In life, Lilly Kane was a witness to the slow disappearance of traditional Tlingit culture.
But her death brings that gradual loss to a sharply felt end.
“I think (traditional Tlingit life) is gone,” said a lifelong friend and elder.
Her friend wished to remain anonymous so she wouldn’t offend her community.
But she wanted to strongly convey that, with Kane’s death on November 7th at 98 years old, the Tlingit way of life is a thing of the past.
“I can see it,” she said. “They’ve let the language go.”
Kane was born in Tagish on April 1,1911, and she was raised in Carcross.
She was the youngest of three siblings and the last of a generation.
Kane spoke Tlingit and Tutchone fluently, said her friend.
In those bygone days, Kane was expected to hunt and trap.
Life was ruled by traditional laws that held a firm grip on the community.
“(The law system) was wonderful. It held the people in tow,” the friend said.
People were expected to respect the ancient rules.

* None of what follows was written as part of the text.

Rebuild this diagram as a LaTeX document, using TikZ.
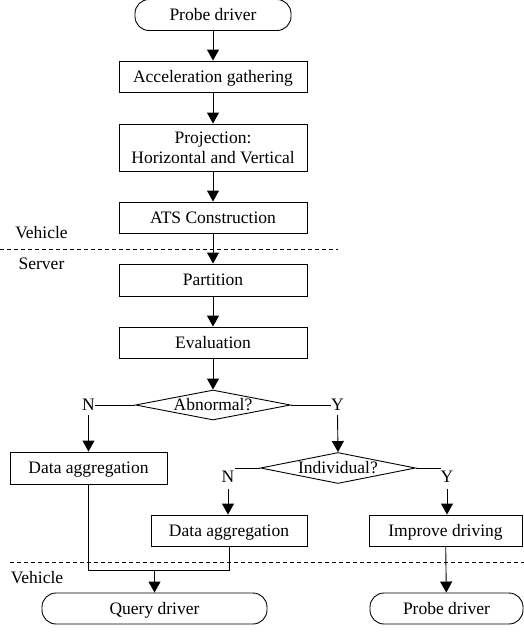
\documentclass[tikz,border=0pt]{standalone}
\usepackage{fontspec}
\setmainfont{Liberation Serif}
\usetikzlibrary{arrows.meta,shapes.geometric}
\begin{document}
\begin{tikzpicture}[x=1pt,y=-1pt,
  every node/.style={font=\fontsize{17.5}{20}\selectfont, inner sep=0pt},
  txt/.style={text height=11.6pt, text depth=0pt},
  box/.style={draw, line width=0.9pt, rectangle, minimum height=31pt, align=center},
  proc/.style={box, txt},
  term/.style={draw, line width=0.9pt, rectangle, rounded corners=14pt, minimum height=31pt, txt},
  dec/.style={draw, line width=0.9pt, diamond, minimum width=155pt, minimum height=30pt},
  lbl/.style={txt},
  conn/.style={line width=0.9pt},
  arr/.style={line width=0.9pt, -{Triangle[width=12pt,length=11pt]}},
  sep/.style={line width=0.8pt, dash pattern=on 4pt off 3pt}
]
\useasboundingbox (0,0) rectangle (524,632);

\node[term, minimum width=156pt] (p1) at (213,15) {Probe driver};
\node[proc, minimum width=188pt] (acc) at (213,76.5) {Acceleration gathering};
\node[box, minimum width=188pt, minimum height=47pt] (proj) at (213,147.5) {Projection:\\Horizontal and Vertical};
\node[proc, minimum width=188pt] (ats) at (213,217.5) {ATS Construction};
\node[proc, minimum width=188pt, minimum height=32pt] (part) at (213,280) {Partition};
\node[proc, minimum width=188pt] (eval) at (213,342.5) {Evaluation};
\node[dec, label={[txt]center:Abnormal?}] (abn) at (213,405) {};
\node[lbl] (n1) at (88.5,405) {N};
\node[lbl] (y1) at (337.5,405) {Y};
\node[proc, minimum width=157pt, minimum height=32pt] (da1) at (88.5,468) {Data aggregation};
\node[dec, minimum height=31pt, label={[txt]center:Individual?}] (ind) at (338,468) {};
\node[lbl] (n2) at (228,477) {N};
\node[lbl] (y2) at (447,477) {Y};
\coordinate (n2e) at (235,468);
\coordinate (y2e) at (441,468);
\node[proc, minimum width=156pt] (da2) at (229,530.5) {Data aggregation};
\node[proc, minimum width=153pt] (imp) at (445.5,530.5) {Improve driving};
\node[term, minimum width=225pt] (qd) at (154.5,608.5) {Query driver};
\node[term, minimum width=153pt] (p2) at (446.5,608.5) {Probe driver};

\node[txt] (veh1) at (41.5,233) {Vehicle};
\node[txt] (srv) at (41.5,264) {Server};
\node[txt] (veh2) at (37,578) {Vehicle};
\coordinate (s1a) at (0,249);
\coordinate (s1b) at (338,249);
\coordinate (s2a) at (10,562);
\coordinate (s2b) at (524,562);
\draw[sep] (s1a) -- (s1b);
\draw[sep] (s2a) -- (s2b);

\draw[arr] (p1) -- (acc);
\draw[arr] (acc) -- (proj);
\draw[arr] (proj) -- (ats);
\draw[arr] (ats) -- (part);
\draw[arr] (part) -- (eval);
\draw[arr] (eval) -- (abn.north);
\draw[conn] (abn.west) -- (n1.east);
\draw[conn] (abn.east) -- (y1.west);
\draw[arr] ([yshift=-4pt]n1.south) -- (da1.north);
\draw[arr] ([yshift=-4pt]y1.south) -- (ind.north);
\draw[conn] (ind.west) -- (n2e);
\draw[conn] (ind.east) -- (y2e);
\draw[arr] ([yshift=-6pt]n2.south) -- (n2.south |- da2.north);
\draw[arr] ([yshift=-6pt]y2.south) -- (y2.south |- imp.north);
\coordinate (j1) at (88.5,570);
\coordinate (j2) at (229,570);
\coordinate (jq) at (154.5,570);
\draw[conn] (da1.south) -- (j1) -- (j2) -- (da2.south);
\draw[arr] (jq) -- (qd.north);
\draw[arr] (imp) -- (p2);
\end{tikzpicture}
\end{document}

“You were free until you were adolescent, when the uncles took the boys and the aunts took the girls,” she said.
Despite the rigidity of tradition, there was a stronger sense of trust amongst the Tlingit in the past.

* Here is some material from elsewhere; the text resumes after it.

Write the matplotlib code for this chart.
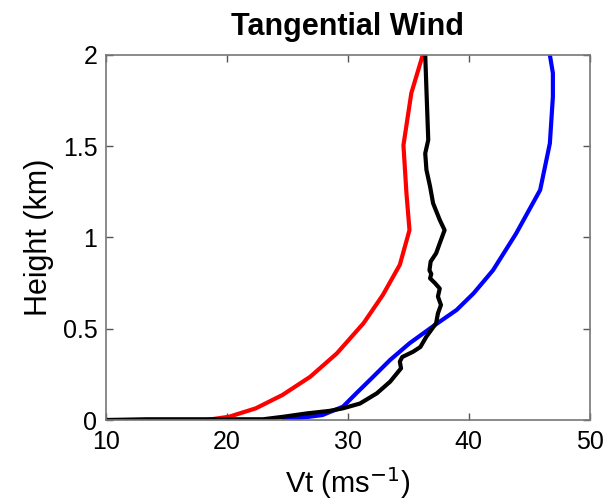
import numpy as np
import matplotlib.pyplot as plt

plt.rcParams['font.family'] = ['Liberation Sans', 'DejaVu Sans']

# red profile
red_vt = [18.3, 20.2, 22.4, 24.6, 26.9, 29.1, 31.3, 32.9, 34.3, 35.1, 34.85, 34.6, 35.25, 36.2]
red_z = [0.0, 0.018, 0.064, 0.137, 0.237, 0.365, 0.53, 0.685, 0.85, 1.04, 1.24, 1.505, 1.79, 2.0]

# blue profile
blue_vt = [24.7, 27.9, 29.6, 30.7, 32.1, 33.5, 35.1, 37.0, 39.0, 40.4, 42.0, 43.9, 45.9, 46.7, 46.95, 46.95, 46.7]
blue_z = [0.0, 0.027, 0.073, 0.146, 0.237, 0.329, 0.42, 0.511, 0.603, 0.694, 0.82, 1.02, 1.26, 1.515, 1.77, 1.9, 2.0]

# black profile (observed)
black_vt = [10.0, 13.4, 23.0, 24.7, 26.6, 28.5, 29.6, 31.0, 32.4, 33.5, 34.4, 34.3, 34.5, 35.4, 36.0,
            36.5, 37.3, 37.45, 37.7, 37.45, 37.6, 37.2, 36.8, 36.9, 36.75, 36.85, 37.3, 37.7, 38.0,
            37.6, 37.05, 36.8, 36.5, 36.4, 36.65, 36.6, 36.5, 36.4]
black_z = [0.0, 0.004, 0.004, 0.018, 0.036, 0.05, 0.064, 0.09, 0.146, 0.21, 0.283, 0.32, 0.345, 0.374, 0.40,
           0.457, 0.53, 0.584, 0.63, 0.676, 0.72, 0.75, 0.776, 0.80, 0.82, 0.868, 0.913, 0.986, 1.04,
           1.096, 1.187, 1.279, 1.37, 1.46, 1.534, 1.626, 1.81, 2.0]

fig = plt.figure(figsize=(6.15, 5.03), dpi=100)
ax = fig.add_axes([0.172, 0.165, 0.787, 0.726])

ax.plot(red_vt, red_z, color='#ff0000', lw=3)
ax.plot(blue_vt, blue_z, color='#0000ff', lw=3)
ax.plot(black_vt, black_z, color='black', lw=3)

ax.set_xlim(10, 50)
ax.set_ylim(0, 2)
ax.set_xticks([10, 20, 30, 40, 50])
ax.set_yticks([0, 0.5, 1, 1.5, 2])
ax.set_yticklabels(['0', '0.5', '1', '1.5', '2'])
ax.tick_params(direction='in', top=True, right=True, length=5, width=1,
               color='#555555', labelsize=18)
ax.tick_params(axis='x', pad=7)
ax.tick_params(axis='y', pad=6)
for s in ax.spines.values():
    s.set_color('#777777')
    s.set_linewidth(1.2)

ax.set_title('Tangential Wind', fontsize=22, fontweight='bold', pad=14)
ax.set_xlabel('Vt (ms$^{-1}$)', fontsize=21, labelpad=8)
ax.set_ylabel('Height (km)', fontsize=22, labelpad=6)

fig.savefig('out.png', dpi=100)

“You could leave your door open and be trustworthy,” said the elder.
But the strict nature of Tlingit life is gone.
“Why do you think Tlingit people carve? Because they were trained,” said the elder. “It was compulsory to do some training.”
“We didn’t lose (Tlingit traditions) until the late ‘40s and ‘50s,” she said.

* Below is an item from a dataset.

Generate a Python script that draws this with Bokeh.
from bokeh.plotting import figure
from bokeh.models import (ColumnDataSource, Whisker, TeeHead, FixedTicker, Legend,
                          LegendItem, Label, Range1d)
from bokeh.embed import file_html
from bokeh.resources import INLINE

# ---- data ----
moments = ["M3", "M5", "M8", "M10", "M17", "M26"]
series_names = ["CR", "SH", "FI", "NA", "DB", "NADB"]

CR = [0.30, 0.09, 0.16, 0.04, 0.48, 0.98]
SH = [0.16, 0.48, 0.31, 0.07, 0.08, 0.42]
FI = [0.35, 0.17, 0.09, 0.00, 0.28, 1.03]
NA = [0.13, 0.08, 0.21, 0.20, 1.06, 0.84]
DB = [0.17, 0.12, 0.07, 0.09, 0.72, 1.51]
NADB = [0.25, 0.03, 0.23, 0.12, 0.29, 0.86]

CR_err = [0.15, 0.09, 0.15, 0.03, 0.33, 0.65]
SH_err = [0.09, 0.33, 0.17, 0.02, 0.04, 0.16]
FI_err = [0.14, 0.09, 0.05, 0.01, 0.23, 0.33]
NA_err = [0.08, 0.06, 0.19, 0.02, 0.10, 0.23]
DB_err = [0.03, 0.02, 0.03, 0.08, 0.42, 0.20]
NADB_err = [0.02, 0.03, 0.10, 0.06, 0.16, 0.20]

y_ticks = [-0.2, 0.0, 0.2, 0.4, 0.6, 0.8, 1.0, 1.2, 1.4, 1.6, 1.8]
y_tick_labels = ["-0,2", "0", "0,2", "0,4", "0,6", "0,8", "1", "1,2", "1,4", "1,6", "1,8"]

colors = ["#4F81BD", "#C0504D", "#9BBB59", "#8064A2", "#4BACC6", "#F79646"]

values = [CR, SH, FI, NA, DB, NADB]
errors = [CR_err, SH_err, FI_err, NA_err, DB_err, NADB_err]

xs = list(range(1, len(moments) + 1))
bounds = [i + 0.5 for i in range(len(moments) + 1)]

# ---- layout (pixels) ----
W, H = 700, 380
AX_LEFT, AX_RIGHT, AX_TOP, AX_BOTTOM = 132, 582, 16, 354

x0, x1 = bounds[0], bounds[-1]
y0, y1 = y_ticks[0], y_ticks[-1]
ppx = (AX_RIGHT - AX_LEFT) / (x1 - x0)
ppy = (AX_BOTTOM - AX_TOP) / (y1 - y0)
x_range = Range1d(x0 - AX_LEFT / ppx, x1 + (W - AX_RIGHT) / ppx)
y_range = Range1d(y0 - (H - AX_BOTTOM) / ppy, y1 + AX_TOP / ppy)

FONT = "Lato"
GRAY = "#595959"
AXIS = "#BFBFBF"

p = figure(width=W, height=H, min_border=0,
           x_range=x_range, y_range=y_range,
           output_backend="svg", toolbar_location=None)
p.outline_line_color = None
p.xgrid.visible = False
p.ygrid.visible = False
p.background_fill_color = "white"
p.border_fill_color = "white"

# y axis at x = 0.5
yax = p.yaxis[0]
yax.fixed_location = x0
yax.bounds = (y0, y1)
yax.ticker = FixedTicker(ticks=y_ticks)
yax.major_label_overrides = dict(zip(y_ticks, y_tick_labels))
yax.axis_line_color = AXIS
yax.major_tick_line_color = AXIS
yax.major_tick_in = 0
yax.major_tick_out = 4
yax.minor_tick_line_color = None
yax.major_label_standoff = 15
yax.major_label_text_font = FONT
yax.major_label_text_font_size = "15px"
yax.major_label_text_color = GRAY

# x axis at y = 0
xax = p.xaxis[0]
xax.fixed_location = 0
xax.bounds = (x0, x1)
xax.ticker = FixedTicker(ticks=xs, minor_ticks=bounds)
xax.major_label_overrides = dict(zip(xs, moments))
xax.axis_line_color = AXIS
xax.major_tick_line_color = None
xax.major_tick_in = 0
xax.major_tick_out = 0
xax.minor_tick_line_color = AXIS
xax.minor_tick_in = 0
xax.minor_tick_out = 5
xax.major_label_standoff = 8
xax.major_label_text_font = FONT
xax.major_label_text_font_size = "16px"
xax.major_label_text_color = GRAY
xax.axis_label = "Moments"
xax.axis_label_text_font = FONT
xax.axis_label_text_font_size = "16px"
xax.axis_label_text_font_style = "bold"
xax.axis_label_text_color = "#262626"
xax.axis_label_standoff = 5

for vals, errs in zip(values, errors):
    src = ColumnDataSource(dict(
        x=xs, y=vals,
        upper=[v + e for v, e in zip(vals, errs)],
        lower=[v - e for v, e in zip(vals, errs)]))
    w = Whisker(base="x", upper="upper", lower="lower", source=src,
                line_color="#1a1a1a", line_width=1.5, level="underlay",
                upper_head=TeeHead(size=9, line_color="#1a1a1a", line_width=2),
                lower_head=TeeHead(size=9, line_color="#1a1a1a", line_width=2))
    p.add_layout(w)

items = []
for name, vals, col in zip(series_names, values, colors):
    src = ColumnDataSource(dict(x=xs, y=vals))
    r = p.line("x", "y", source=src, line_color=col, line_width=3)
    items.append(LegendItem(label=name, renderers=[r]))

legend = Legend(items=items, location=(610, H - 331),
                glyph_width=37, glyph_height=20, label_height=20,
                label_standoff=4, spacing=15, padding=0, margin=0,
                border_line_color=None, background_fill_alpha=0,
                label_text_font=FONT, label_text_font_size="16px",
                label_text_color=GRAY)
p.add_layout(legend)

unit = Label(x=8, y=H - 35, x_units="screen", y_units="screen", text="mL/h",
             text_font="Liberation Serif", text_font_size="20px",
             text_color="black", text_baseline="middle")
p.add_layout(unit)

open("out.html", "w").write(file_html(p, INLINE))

That’s when the Alaska Highway arrived in the southern Yukon along with more white schools, white laws and white ways of life.
“There they were forbidden to speak their language or teach their spiritual ways,” she said.
“To be a First Nations was a big no-no.”
But Kane was a rock throughout.
She continued her life through a century that would force Tlingit out of the everyday.
She was a quiet woman who held on to her traditions as if the world was not changing rapidly around her.
Kane would rarely comment on the changes, said her friend. She simply kept the Tlingit way of life going by example.
“She lived her culture,” said her friend.
No one realizes the lost world she symbolizes, she said.
“Nobody recognizes that. None of her relatives recognize what she was, and how she was.”
Her quiet and soft-spoken nature hid her depth.
“She’s 10 times the people we have today.”
Younger generations don’t realize the loss Kane represents.
“They don’t realize what a person she was because they’ve gone through a white man’s school.”
The Slim family was well known in Carcross, where Kane spent most of her life.
“That family was so prominent in the communities and they still have grandchildren and great-grandchildren there,” said the elder.
Her brother, Frank Slim, used to man a steamboat that travelled the Yukon River.
Generosity and trust were the mainstays of her life, as they had been when she was born.
“She was a very kind person, she never said a bad word to anyone,” said her daughter Dora Kane-Dunphy-Lautamus.
“If someone was needy, she would take them in,” said Kane.
“She’d rather give than receive,” she added.
Kane later married a Tutchone man from Champagne/Aishihik and moved to the area.
She enjoyed sewing and preferred the background over the spotlight, said Kane.
“She loved music while she was sewing, so all her children play instruments,” she said.
The elder would make her own skin and sew the traditional Tlingit way, said Kane.
Recently, the great-grandmother had to move to Whitehorse.
“I was her homecare provider in Whitehorse,” said her daughter.
In her ‘90s, Kane remained a kindhearted person.
“She’d eat anything and never complained,” said Kane. “She wasn’t difficult to live with.”
In her later years, Kane would take her mother on rides to Haines Junction.
“When your eyes diminish, you can’t sew anymore,” said Kane.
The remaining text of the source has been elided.